start MATERIAL SUPPLIED
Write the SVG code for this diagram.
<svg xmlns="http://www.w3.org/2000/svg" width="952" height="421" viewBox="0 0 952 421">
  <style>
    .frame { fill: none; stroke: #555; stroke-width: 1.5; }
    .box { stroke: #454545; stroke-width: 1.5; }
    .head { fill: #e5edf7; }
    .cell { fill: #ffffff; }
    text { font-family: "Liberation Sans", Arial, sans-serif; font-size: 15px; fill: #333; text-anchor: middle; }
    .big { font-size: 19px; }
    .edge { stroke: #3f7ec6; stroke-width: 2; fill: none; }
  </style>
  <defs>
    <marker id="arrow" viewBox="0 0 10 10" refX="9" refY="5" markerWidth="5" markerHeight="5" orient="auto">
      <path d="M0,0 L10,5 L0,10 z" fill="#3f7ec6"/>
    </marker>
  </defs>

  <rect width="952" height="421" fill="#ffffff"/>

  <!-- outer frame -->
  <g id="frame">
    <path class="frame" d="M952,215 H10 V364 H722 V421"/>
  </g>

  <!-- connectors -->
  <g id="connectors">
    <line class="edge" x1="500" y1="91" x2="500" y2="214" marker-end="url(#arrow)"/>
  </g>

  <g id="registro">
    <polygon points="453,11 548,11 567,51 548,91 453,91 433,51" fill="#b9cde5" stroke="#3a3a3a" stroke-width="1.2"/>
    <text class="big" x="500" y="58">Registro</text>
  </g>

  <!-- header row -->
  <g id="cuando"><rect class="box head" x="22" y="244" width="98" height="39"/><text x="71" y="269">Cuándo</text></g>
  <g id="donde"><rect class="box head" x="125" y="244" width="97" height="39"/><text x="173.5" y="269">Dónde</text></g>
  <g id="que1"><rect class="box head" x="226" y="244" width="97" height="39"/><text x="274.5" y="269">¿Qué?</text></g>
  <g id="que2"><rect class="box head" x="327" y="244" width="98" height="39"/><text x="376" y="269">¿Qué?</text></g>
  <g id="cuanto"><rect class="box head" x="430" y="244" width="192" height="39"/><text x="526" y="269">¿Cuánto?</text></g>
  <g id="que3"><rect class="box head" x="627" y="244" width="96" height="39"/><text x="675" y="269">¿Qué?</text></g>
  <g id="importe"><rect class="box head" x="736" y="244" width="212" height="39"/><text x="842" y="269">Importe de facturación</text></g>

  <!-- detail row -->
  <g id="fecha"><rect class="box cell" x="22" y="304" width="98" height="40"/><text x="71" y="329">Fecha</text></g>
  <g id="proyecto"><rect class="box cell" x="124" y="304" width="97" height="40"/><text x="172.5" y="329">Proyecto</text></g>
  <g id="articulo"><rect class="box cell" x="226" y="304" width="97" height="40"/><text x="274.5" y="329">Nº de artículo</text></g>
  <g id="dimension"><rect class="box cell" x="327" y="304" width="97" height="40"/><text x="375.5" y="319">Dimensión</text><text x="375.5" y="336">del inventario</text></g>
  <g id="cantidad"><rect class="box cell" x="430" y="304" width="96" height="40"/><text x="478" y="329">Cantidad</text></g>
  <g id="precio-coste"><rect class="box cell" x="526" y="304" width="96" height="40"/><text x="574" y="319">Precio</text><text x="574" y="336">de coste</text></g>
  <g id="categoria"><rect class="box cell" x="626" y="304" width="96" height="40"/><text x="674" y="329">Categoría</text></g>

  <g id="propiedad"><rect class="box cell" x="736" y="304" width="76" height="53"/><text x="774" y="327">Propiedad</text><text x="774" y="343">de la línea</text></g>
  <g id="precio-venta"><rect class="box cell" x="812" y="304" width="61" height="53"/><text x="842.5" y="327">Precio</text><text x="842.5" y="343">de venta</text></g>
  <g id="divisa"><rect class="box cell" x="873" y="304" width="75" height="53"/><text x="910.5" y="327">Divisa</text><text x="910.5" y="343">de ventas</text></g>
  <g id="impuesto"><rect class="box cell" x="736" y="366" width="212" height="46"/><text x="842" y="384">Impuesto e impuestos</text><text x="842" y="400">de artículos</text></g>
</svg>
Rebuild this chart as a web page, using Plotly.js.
end MATERIAL SUPPLIED
** PROBLEM DESCRIPTION **
Print every line of the records exactly. Omit nothing.

** RESPONSE BELOW **
Write the SVG code for this diagram.
<svg xmlns="http://www.w3.org/2000/svg" width="952" height="421" viewBox="0 0 952 421">
  <style>
    .frame { fill: none; stroke: #555; stroke-width: 1.5; }
    .box { stroke: #454545; stroke-width: 1.5; }
    .head { fill: #e5edf7; }
    .cell { fill: #ffffff; }
    text { font-family: "Liberation Sans", Arial, sans-serif; font-size: 15px; fill: #333; text-anchor: middle; }
    .big { font-size: 19px; }
    .edge { stroke: #3f7ec6; stroke-width: 2; fill: none; }
  </style>
  <defs>
    <marker id="arrow" viewBox="0 0 10 10" refX="9" refY="5" markerWidth="5" markerHeight="5" orient="auto">
      <path d="M0,0 L10,5 L0,10 z" fill="#3f7ec6"/>
    </marker>
  </defs>

  <rect width="952" height="421" fill="#ffffff"/>

  <!-- outer frame -->
  <g id="frame">
    <path class="frame" d="M952,215 H10 V364 H722 V421"/>
  </g>

  <!-- connectors -->
  <g id="connectors">
    <line class="edge" x1="500" y1="91" x2="500" y2="214" marker-end="url(#arrow)"/>
  </g>

  <g id="registro">
    <polygon points="453,11 548,11 567,51 548,91 453,91 433,51" fill="#b9cde5" stroke="#3a3a3a" stroke-width="1.2"/>
    <text class="big" x="500" y="58">Registro</text>
  </g>

  <!-- header row -->
  <g id="cuando"><rect class="box head" x="22" y="244" width="98" height="39"/><text x="71" y="269">Cuándo</text></g>
  <g id="donde"><rect class="box head" x="125" y="244" width="97" height="39"/><text x="173.5" y="269">Dónde</text></g>
  <g id="que1"><rect class="box head" x="226" y="244" width="97" height="39"/><text x="274.5" y="269">¿Qué?</text></g>
  <g id="que2"><rect class="box head" x="327" y="244" width="98" height="39"/><text x="376" y="269">¿Qué?</text></g>
  <g id="cuanto"><rect class="box head" x="430" y="244" width="192" height="39"/><text x="526" y="269">¿Cuánto?</text></g>
  <g id="que3"><rect class="box head" x="627" y="244" width="96" height="39"/><text x="675" y="269">¿Qué?</text></g>
  <g id="importe"><rect class="box head" x="736" y="244" width="212" height="39"/><text x="842" y="269">Importe de facturación</text></g>

  <!-- detail row -->
  <g id="fecha"><rect class="box cell" x="22" y="304" width="98" height="40"/><text x="71" y="329">Fecha</text></g>
  <g id="proyecto"><rect class="box cell" x="124" y="304" width="97" height="40"/><text x="172.5" y="329">Proyecto</text></g>
  <g id="articulo"><rect class="box cell" x="226" y="304" width="97" height="40"/><text x="274.5" y="329">Nº de artículo</text></g>
  <g id="dimension"><rect class="box cell" x="327" y="304" width="97" height="40"/><text x="375.5" y="319">Dimensión</text><text x="375.5" y="336">del inventario</text></g>
  <g id="cantidad"><rect class="box cell" x="430" y="304" width="96" height="40"/><text x="478" y="329">Cantidad</text></g>
  <g id="precio-coste"><rect class="box cell" x="526" y="304" width="96" height="40"/><text x="574" y="319">Precio</text><text x="574" y="336">de coste</text></g>
  <g id="categoria"><rect class="box cell" x="626" y="304" width="96" height="40"/><text x="674" y="329">Categoría</text></g>

  <g id="propiedad"><rect class="box cell" x="736" y="304" width="76" height="53"/><text x="774" y="327">Propiedad</text><text x="774" y="343">de la línea</text></g>
  <g id="precio-venta"><rect class="box cell" x="812" y="304" width="61" height="53"/><text x="842.5" y="327">Precio</text><text x="842.5" y="343">de venta</text></g>
  <g id="divisa"><rect class="box cell" x="873" y="304" width="75" height="53"/><text x="910.5" y="327">Divisa</text><text x="910.5" y="343">de ventas</text></g>
  <g id="impuesto"><rect class="box cell" x="736" y="366" width="212" height="46"/><text x="842" y="384">Impuesto e impuestos</text><text x="842" y="400">de artículos</text></g>
</svg>
Rebuild this chart as a web page, using Plotly.js.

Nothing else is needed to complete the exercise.